**MATERIAL PROVIDED:**
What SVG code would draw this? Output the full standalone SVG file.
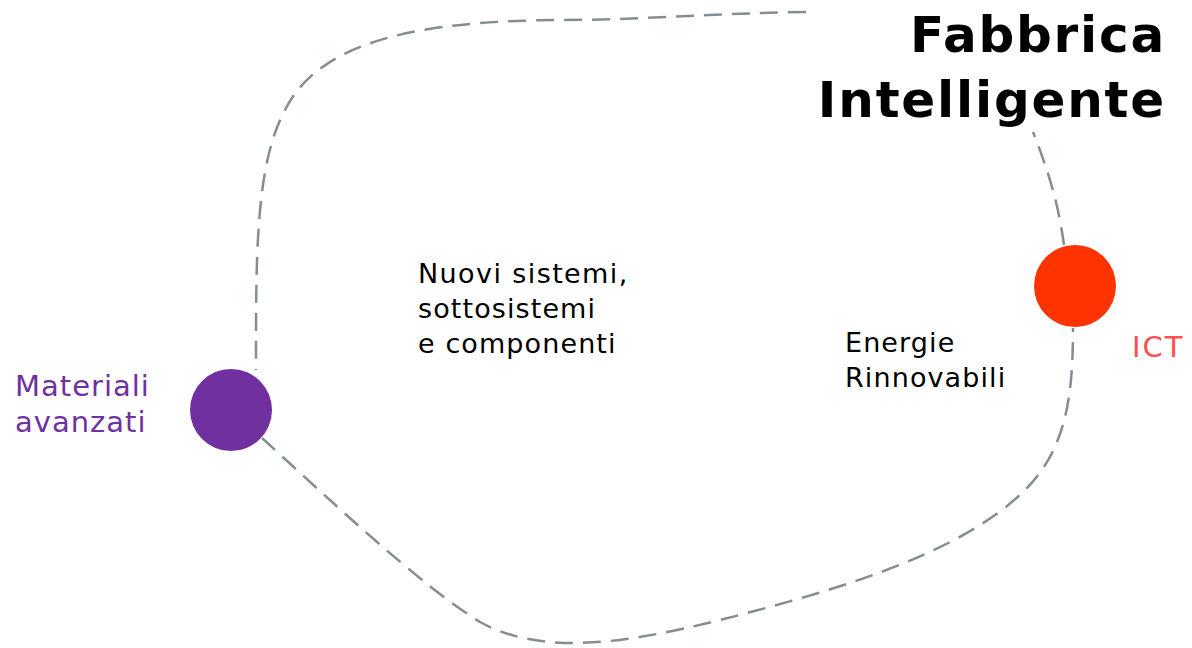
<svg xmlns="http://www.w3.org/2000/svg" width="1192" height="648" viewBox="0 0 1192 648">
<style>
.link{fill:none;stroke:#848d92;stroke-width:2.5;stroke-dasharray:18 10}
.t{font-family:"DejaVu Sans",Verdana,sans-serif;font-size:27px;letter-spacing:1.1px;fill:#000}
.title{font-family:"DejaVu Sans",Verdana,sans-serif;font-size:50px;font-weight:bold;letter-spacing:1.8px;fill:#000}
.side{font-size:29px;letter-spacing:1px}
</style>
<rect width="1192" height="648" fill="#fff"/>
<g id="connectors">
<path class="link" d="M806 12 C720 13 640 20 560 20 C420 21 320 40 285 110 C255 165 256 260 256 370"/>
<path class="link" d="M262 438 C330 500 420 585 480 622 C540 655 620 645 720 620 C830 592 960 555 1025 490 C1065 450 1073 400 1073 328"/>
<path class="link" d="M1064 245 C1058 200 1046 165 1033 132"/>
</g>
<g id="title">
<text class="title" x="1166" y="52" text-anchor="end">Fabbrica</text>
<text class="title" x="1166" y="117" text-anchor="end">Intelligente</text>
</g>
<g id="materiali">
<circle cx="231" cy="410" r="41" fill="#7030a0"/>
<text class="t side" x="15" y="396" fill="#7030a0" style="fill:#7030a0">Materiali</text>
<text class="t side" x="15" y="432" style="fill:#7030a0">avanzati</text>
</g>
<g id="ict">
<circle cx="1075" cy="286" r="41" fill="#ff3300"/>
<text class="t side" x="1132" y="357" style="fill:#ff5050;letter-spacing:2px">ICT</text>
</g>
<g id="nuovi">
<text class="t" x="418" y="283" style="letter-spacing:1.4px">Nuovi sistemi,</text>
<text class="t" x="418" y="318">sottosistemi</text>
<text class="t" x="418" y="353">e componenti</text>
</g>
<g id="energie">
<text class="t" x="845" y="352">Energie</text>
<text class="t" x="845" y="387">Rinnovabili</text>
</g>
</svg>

**DIRECTIONS FOR THIS TASK:**
Transcribe the full listing character for character. Pictures are excluded.

**EXERCISE SOLUTION:**
What SVG code would draw this? Output the full standalone SVG file.
<svg xmlns="http://www.w3.org/2000/svg" width="1192" height="648" viewBox="0 0 1192 648">
<style>
.link{fill:none;stroke:#848d92;stroke-width:2.5;stroke-dasharray:18 10}
.t{font-family:"DejaVu Sans",Verdana,sans-serif;font-size:27px;letter-spacing:1.1px;fill:#000}
.title{font-family:"DejaVu Sans",Verdana,sans-serif;font-size:50px;font-weight:bold;letter-spacing:1.8px;fill:#000}
.side{font-size:29px;letter-spacing:1px}
</style>
<rect width="1192" height="648" fill="#fff"/>
<g id="connectors">
<path class="link" d="M806 12 C720 13 640 20 560 20 C420 21 320 40 285 110 C255 165 256 260 256 370"/>
<path class="link" d="M262 438 C330 500 420 585 480 622 C540 655 620 645 720 620 C830 592 960 555 1025 490 C1065 450 1073 400 1073 328"/>
<path class="link" d="M1064 245 C1058 200 1046 165 1033 132"/>
</g>
<g id="title">
<text class="title" x="1166" y="52" text-anchor="end">Fabbrica</text>
<text class="title" x="1166" y="117" text-anchor="end">Intelligente</text>
</g>
<g id="materiali">
<circle cx="231" cy="410" r="41" fill="#7030a0"/>
<text class="t side" x="15" y="396" fill="#7030a0" style="fill:#7030a0">Materiali</text>
<text class="t side" x="15" y="432" style="fill:#7030a0">avanzati</text>
</g>
<g id="ict">
<circle cx="1075" cy="286" r="41" fill="#ff3300"/>
<text class="t side" x="1132" y="357" style="fill:#ff5050;letter-spacing:2px">ICT</text>
</g>
<g id="nuovi">
<text class="t" x="418" y="283" style="letter-spacing:1.4px">Nuovi sistemi,</text>
<text class="t" x="418" y="318">sottosistemi</text>
<text class="t" x="418" y="353">e componenti</text>
</g>
<g id="energie">
<text class="t" x="845" y="352">Energie</text>
<text class="t" x="845" y="387">Rinnovabili</text>
</g>
</svg>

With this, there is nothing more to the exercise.